The plant is being built on 15 acres on the southern edge of Hagerstown, near the city's Municipal Stadium and next to a CSX rail spur. The plant will draw 5 million gallons of water each day from the adjacent Antietam Creek and return all but about 10 percent of the water after it has been filtered and cleaned by the company's 60,000-square-foot water treatment plant, officials said.

The project has been in the works for about three years. The Maryland Energy Financing Administration sold $159.8 million in tax-exempt revenue bonds to finance the facility and the company's partners contributed about $40 million to the project.

The privately held Black Clawson Co. describes itself as one of the world's largest designers and manufacturers of machinery used in paper preparation, pulp mills and waste-paper recycling.

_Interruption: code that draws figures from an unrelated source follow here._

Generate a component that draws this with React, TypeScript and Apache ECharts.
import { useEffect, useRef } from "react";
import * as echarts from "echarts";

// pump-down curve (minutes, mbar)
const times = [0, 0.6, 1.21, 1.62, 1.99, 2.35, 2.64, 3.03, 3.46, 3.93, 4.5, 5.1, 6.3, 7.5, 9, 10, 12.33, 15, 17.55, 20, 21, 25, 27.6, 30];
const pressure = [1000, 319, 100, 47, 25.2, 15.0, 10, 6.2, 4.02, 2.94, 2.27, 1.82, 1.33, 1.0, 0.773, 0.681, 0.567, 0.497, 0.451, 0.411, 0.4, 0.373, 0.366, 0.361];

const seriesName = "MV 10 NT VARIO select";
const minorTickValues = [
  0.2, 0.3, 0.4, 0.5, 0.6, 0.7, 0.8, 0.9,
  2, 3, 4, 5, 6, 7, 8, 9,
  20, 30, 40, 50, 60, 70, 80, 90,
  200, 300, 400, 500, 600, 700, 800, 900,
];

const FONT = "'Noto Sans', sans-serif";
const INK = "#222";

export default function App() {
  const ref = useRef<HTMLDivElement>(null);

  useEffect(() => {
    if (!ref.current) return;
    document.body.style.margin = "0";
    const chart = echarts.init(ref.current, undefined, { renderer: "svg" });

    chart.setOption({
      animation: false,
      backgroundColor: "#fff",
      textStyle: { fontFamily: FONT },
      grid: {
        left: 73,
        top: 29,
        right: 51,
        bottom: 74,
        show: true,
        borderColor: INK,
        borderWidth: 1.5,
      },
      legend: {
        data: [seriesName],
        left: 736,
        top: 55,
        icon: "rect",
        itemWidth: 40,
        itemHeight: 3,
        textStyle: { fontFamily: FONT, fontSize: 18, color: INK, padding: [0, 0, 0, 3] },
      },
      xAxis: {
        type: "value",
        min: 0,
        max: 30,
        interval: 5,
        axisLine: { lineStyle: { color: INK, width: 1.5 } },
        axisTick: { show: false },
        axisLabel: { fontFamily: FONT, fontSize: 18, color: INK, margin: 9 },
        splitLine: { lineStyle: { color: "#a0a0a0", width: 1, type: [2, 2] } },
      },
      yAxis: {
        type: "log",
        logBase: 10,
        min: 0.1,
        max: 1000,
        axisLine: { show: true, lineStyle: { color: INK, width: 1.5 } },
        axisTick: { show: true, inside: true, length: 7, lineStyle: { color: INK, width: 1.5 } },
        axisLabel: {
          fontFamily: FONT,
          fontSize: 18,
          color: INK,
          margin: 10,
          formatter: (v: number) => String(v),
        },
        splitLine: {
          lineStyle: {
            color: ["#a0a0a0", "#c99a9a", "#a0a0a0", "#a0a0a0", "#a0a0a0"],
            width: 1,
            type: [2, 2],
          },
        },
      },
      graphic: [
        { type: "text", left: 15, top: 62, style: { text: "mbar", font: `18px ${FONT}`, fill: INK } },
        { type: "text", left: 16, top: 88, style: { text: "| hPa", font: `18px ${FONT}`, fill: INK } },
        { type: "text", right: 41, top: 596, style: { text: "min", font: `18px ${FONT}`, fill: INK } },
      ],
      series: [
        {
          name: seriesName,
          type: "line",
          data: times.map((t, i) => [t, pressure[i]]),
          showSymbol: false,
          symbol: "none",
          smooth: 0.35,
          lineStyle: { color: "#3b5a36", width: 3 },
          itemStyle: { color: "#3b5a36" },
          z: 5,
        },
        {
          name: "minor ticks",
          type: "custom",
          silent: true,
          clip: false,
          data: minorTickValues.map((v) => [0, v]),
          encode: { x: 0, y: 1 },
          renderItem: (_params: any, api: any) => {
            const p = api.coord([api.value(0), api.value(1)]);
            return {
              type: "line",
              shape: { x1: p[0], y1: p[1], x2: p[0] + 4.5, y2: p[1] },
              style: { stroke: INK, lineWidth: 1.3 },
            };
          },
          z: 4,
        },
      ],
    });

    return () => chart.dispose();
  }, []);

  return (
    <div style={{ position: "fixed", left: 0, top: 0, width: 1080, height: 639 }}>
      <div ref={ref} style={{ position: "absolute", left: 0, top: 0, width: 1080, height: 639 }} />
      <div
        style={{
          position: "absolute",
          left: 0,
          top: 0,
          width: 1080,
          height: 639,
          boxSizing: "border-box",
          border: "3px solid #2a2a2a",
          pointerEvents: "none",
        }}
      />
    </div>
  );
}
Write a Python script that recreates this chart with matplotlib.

Black Clawson's affiliates operate smaller pulp mills in Canada and Alabama. The Hagerstown plant will be the company's largest.

The company said it chose Hagerstown after a search that included an area stretching from New York City to about 100 miles south of Washington. "The local political establishment here made us feel more welcome than anybody else did," Mr. Landegger said.

Black Clawson's partners in the venture are Simons Engineering Inc. of Canada; a Canadian division of Guy F. Atkinson Co.; and Sea Crest Industries, a civil, structural and architectural contractor.

Pencor Inc., a Baltimore-based environmental project development firm, was instrumental in the plant's conception and development.